We will be in tower 3 next August and can't wait.  We stopped by while at Seawatch this summer and have high expectations for our stay next year.  Tower 1 was built first across the street with towers 2, 3 and 4 all oceanside with at least oceanview.  In tower 3 the end units (one 2 BR and one 3 BR) being oceanfront.  There are pools between the ocean side towers and a covered pool bar at the base of tower 2.  Parking is under the towers that seems somewhat limited and I suspect we might not always find parking there and be required to park in the garage behind tower 1.
Greg


----------



## tomandrobin (Sep 12, 2007)

We love Myrtle Beach! Its been one of our must do vacations for 20 years. In that part of the Myrtle beach, even a second row building should have a decent ocean view, unless your on a low floor. 
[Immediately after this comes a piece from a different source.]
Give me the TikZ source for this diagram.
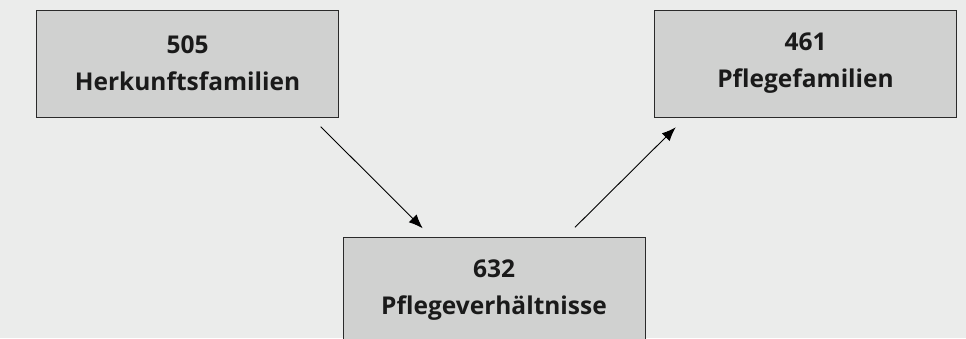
\documentclass[tikz,border=0pt]{standalone}
\usepackage{fontspec}
\setmainfont{Open Sans}
\usetikzlibrary{arrows.meta}
\definecolor{bg}{HTML}{EBECEB}
\definecolor{boxfill}{HTML}{D0D1D0}
\definecolor{boxline}{HTML}{2A2A2A}
\definecolor{txt}{HTML}{1A1A1A}
\begin{document}
\begin{tikzpicture}[x=1pt,y=-1pt,
  box/.style={draw=boxline, line width=1pt, fill=boxfill, rectangle,
    minimum width=302pt, minimum height=107pt, inner sep=0pt,
    align=center, text=txt,
    font=\fontsize{24.5}{37}\selectfont\bfseries},
  conn/.style={draw=black, line width=0.9pt, -{Latex[length=14pt,width=11pt]}}]
\useasboundingbox (0,0) rectangle (966,338);
\clip (0,0) rectangle (966,338);
\fill[bg] (0,0) rectangle (966,338);
\node[box] (h) at (187.5,63.5) {505\\Herkunftsfamilien};
\node[box] (f) at (805.5,63.5) {461\\Pflegefamilien};
\node[box] (p) at (494,290.5) {632\\Pflegeverhältnisse};
\coordinate (h1) at (320.7,126.7);
\coordinate (p1) at (422.7,228.3);
\coordinate (p2) at (575,227.3);
\coordinate (f1) at (675.7,127.3);
\draw[conn] (h1) -- (p1);
\draw[conn] (p2) -- (f1);
\end{tikzpicture}
\end{document}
Personally, when in Myrtle Beach we only stay ocean front. That's why I'm there, to experience the ocean. Wether its swimming in it or just watching it! The Hard Rock Theme Park is opening in the Spring, either late April or May. We did a preview of it in August and it looked pretty cool. At the very least, it'll be unique with the music theme.


----------



## djkrolow (Sep 12, 2007)

*Isn't Tower 4 across the street?*



decolady424 said:


> Hi there,
> It was a bit of a pain to keep having to cross the street, but we loved the units!  Definitely the prettiest unit we have ever stayed in.
> Good luck,
> deco



I think tower 4 is across the street and not three.  Thanks for all your thoughts, it sounds like a nice resort.


----------



## djkrolow (Sep 12, 2007)

tomandrobin said:


> Personally, when in Myrtle Beach we only stay ocean front.QUOTE]
> 
> We love the ocean front too when we stayed at Shorecrest I a few years ago. The beachfront resort was so close to the beach. We are hoping for a good view from Ocean Boulevard.


----------



## gjaques (Sep 12, 2007)

OOPs.  My humble apology.  Tower 4 is the first one built and is across the street from the beach and Towers 1, 2 and 3.
I cannot understand how you can build the 4th building before 1-2-3.
Greg


----------